By Emma Storr
Please listen to my tale of Dee and Bobby,
innocents who fancy a new hobby
and think they need a challenging distraction
from constant one-on-one interaction.
They check the internet and spot a hound
whose pedigree is guaranteed as sound
and of a loyal and trusting disposition,
neutered and obedient in addition.
A money transfer seals the deal. They send
for collar, lead and food for their new friend.
A hairy mutt’s delivered by a man
who rings the bell, then drives off in his van.
The beast is on the mat outside their door
leaving steaming parcels on the floor.
His breed and age are difficult to tell
but going by his teeth and by his smell
of musk and shaggy fur mixed with pee,
in dog years he’s a shade off sixty-three.
He’s rather too affectionate and jumps
to lick a face or sometimes he just humps
their legs while drooling slobber on their feet.
He’s unimpressed by walkies as a treat.
My friends are at the end of their tether
remembering their lonely time together
with regret. They argue about who
has to deal with doggy’s sloppy poo
and which of them will quit the double bed
to sleep with whining doggy instead.
They wonder if the R.S.P.C.A.
might understand, and cart the cur away
to canine heaven. A much roomier place
than their flat.
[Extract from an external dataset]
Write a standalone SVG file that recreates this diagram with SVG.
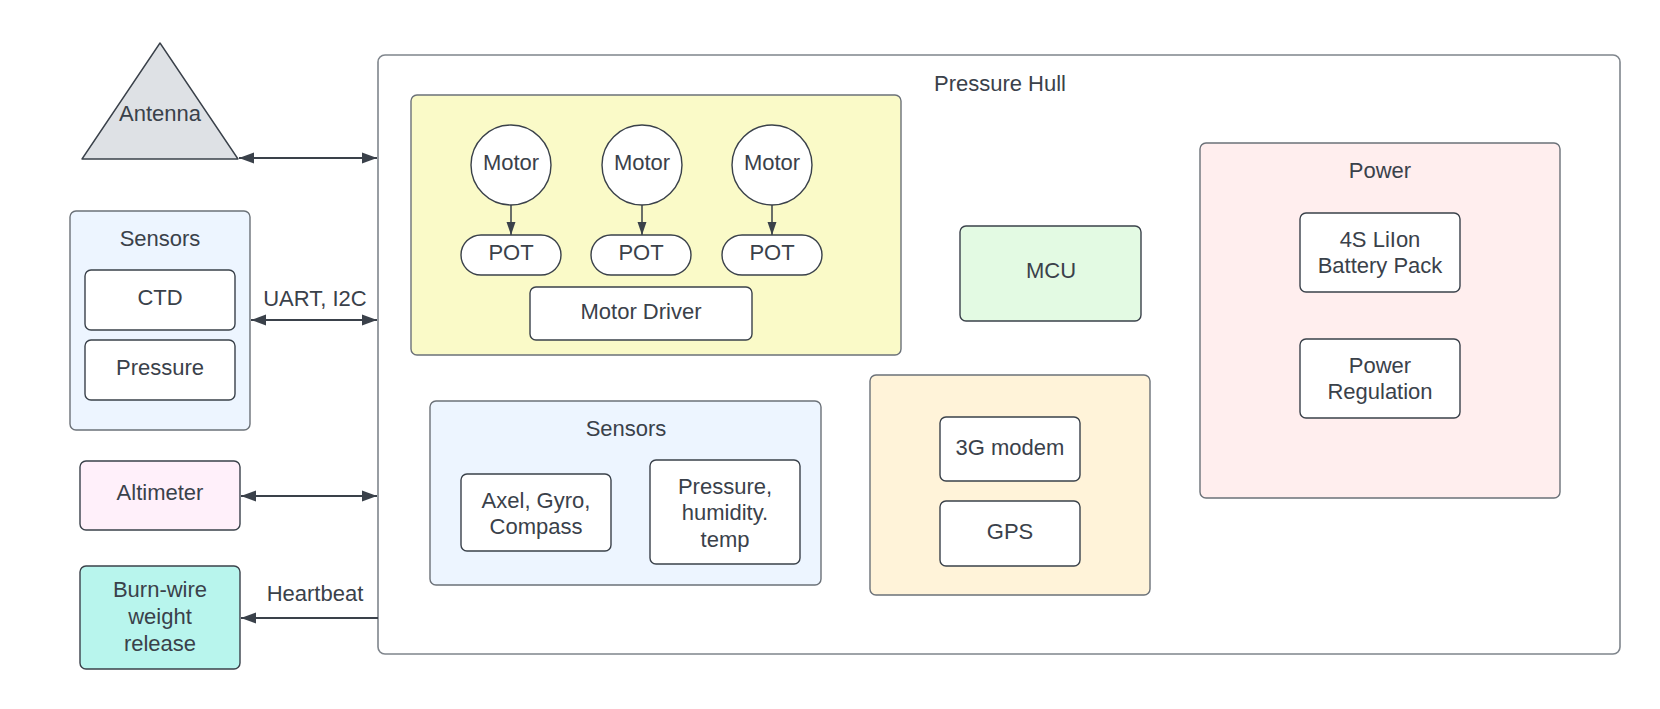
<svg xmlns="http://www.w3.org/2000/svg" width="1660" height="709" viewBox="0 0 1660 709">
<style>
text{font-family:"Liberation Sans",Arial,sans-serif;font-size:22px;fill:#3a414a;text-anchor:middle}
.box{stroke:#3a414a;stroke-width:1.4}
.cont{stroke:#6b7178;stroke-width:1.4}
.inner{fill:#ffffff;stroke:#3a414a;stroke-width:1.4}
.conn{stroke:#3a414a;stroke-width:2;fill:none}
.small{stroke:#3a414a;stroke-width:1.5;fill:none}
</style>
<defs>
<marker id="arr" markerUnits="userSpaceOnUse" markerWidth="16" markerHeight="12" refX="15" refY="5.5" orient="auto-start-reverse" viewBox="0 0 16 11">
<path d="M0,0 L15,5.5 L0,11 Z" fill="#3a414a"/>
</marker>
<marker id="arrs" markerUnits="userSpaceOnUse" markerWidth="14" markerHeight="10" refX="13" refY="4.5" orient="auto" viewBox="0 0 14 9">
<path d="M0,0 L13,4.5 L0,9 Z" fill="#3a414a"/>
</marker>
</defs>
<rect width="1660" height="709" fill="#ffffff"/>

<g id="pressure-hull">
<rect x="378" y="55" width="1242" height="599" rx="7" fill="#ffffff" stroke="#7f858c" stroke-width="1.6"/>
<text x="1000" y="91">Pressure Hull</text>
</g>

<g id="antenna">
<path d="M160,43 L238,159 L82,159 Z" fill="#dee1e5" stroke="#3a414a" stroke-width="1.4" stroke-linejoin="round"/>
<text x="160" y="121">Antenna</text>
</g>

<g id="sensors-ext">
<rect x="70" y="211" width="180" height="219" rx="6" fill="#edf5ff" class="cont"/>
<text x="160" y="246">Sensors</text>
<g id="ctd">
<rect x="85" y="270" width="150" height="60" rx="6" class="inner"/>
<text x="160" y="305">CTD</text>
</g>
<g id="pressure-ext">
<rect x="85" y="340" width="150" height="60" rx="6" class="inner"/>
<text x="160" y="375">Pressure</text>
</g>
</g>

<g id="altimeter">
<rect x="80" y="461" width="160" height="69" rx="6" fill="#fff0fa" class="box"/>
<text x="160" y="500">Altimeter</text>
</g>

<g id="burnwire">
<rect x="80" y="566" width="160" height="103" rx="6" fill="#b8f5ed" class="box"/>
<text x="160" y="597">Burn-wire</text>
<text x="160" y="624">weight</text>
<text x="160" y="651">release</text>
</g>

<g id="motors-group">
<rect x="411" y="95" width="490" height="260" rx="6" fill="#fafac8" class="cont"/>
<g id="motor1"><circle cx="511" cy="165" r="40" fill="#ffffff" stroke="#3a414a" stroke-width="1.4"/><text x="511" y="170">Motor</text></g>
<g id="motor2"><circle cx="642" cy="165" r="40" fill="#ffffff" stroke="#3a414a" stroke-width="1.4"/><text x="642" y="170">Motor</text></g>
<g id="motor3"><circle cx="772" cy="165" r="40" fill="#ffffff" stroke="#3a414a" stroke-width="1.4"/><text x="772" y="170">Motor</text></g>
<g id="pot1"><rect x="461" y="235" width="100" height="40" rx="20" class="inner"/><text x="511" y="260">POT</text></g>
<g id="pot2"><rect x="591" y="235" width="100" height="40" rx="20" class="inner"/><text x="641" y="260">POT</text></g>
<g id="pot3"><rect x="722" y="235" width="100" height="40" rx="20" class="inner"/><text x="772" y="260">POT</text></g>
<g id="motor-driver"><rect x="530" y="287" width="222" height="53" rx="6" class="inner"/><text x="641" y="319">Motor Driver</text></g>
</g>

<g id="mcu">
<rect x="960" y="226" width="181" height="95" rx="6" fill="#e3fae3" class="box"/>
<text x="1051" y="278">MCU</text>
</g>

<g id="sensors-int">
<rect x="430" y="401" width="391" height="184" rx="6" fill="#edf5ff" class="cont"/>
<text x="626" y="436">Sensors</text>
<g id="imu"><rect x="461" y="474" width="150" height="77" rx="6" class="inner"/><text x="536" y="508">Axel, Gyro,</text><text x="536" y="534">Compass</text></g>
<g id="env"><rect x="650" y="460" width="150" height="104" rx="6" class="inner"/><text x="725" y="494">Pressure,</text><text x="725" y="520">humidity.</text><text x="725" y="547">temp</text></g>
</g>

<g id="comms">
<rect x="870" y="375" width="280" height="220" rx="6" fill="#fff3d9" class="cont"/>
<g id="modem"><rect x="940" y="417" width="140" height="64" rx="6" class="inner"/><text x="1010" y="455">3G modem</text></g>
<g id="gps"><rect x="940" y="501" width="140" height="65" rx="6" class="inner"/><text x="1010" y="539">GPS</text></g>
</g>

<g id="power">
<rect x="1200" y="143" width="360" height="355" rx="6" fill="#ffeeee" class="cont"/>
<text x="1380" y="178">Power</text>
<g id="battery"><rect x="1300" y="213" width="160" height="79" rx="6" class="inner"/><text x="1380" y="247">4S LiIon</text><text x="1380" y="273">Battery Pack</text></g>
<g id="regulation"><rect x="1300" y="339" width="160" height="79" rx="6" class="inner"/><text x="1380" y="373">Power</text><text x="1380" y="399">Regulation</text></g>
</g>

<g id="connectors">
<line x1="239" y1="158" x2="377" y2="158" class="conn" marker-start="url(#arr)" marker-end="url(#arr)"/>
<line x1="251" y1="320" x2="377" y2="320" class="conn" marker-start="url(#arr)" marker-end="url(#arr)"/>
<text x="315" y="306">UART, I2C</text>
<line x1="241" y1="496" x2="377" y2="496" class="conn" marker-start="url(#arr)" marker-end="url(#arr)"/>
<line x1="378" y1="618" x2="241" y2="618" class="conn" marker-end="url(#arr)"/>
<text x="315" y="601">Heartbeat</text>
<line x1="511" y1="205" x2="511" y2="235" class="small" marker-end="url(#arrs)"/>
<line x1="642" y1="205" x2="642" y2="235" class="small" marker-end="url(#arrs)"/>
<line x1="772" y1="205" x2="772" y2="235" class="small" marker-end="url(#arrs)"/>
</g>
</svg>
But can they really face
killing off the mutt they dreamt would be
an answer to their irritability?
It’s not cheap to euthanize your pet,
so Dee and Bobby go on-line to get
a tin of dog food laced with toxic stuff
a spoon of which is easily enough
to see off any beast, fish or fowl,
mixed in with chunky titbits in a bowl.
Din-dins looks delightful to the mutt,
he wolfs it down and fills his sagging gut,
licks his lips and seems to ask for more
by scratching Bobby’s leg with one soft paw.
They’re scooping out the last bits from the can
when doggy farts proverbially hit the fan.
All three inhale the fumes and sadly die
a ghastly, smelly death that gives the lie
to those who think a pet will mitigate
boredom in our current lockdown state.
The moral of this tale is never fall
for websites pedalling creatures great and small.
A dog can come between a loving pair
and fumigate a flat with fatal air.
A Cautionary Story was inspired by hearing that during lockdown there has been a surge in people buying pets, particularly puppies. Sadly, many of the websites selling dogs are unscrupulous vendors who have reared the puppies in terrible conditions with no proper training. The new owners soon discover that it can be a nightmare caring for a traumatised animal or one that is totally unlike the pet they thought they were buying.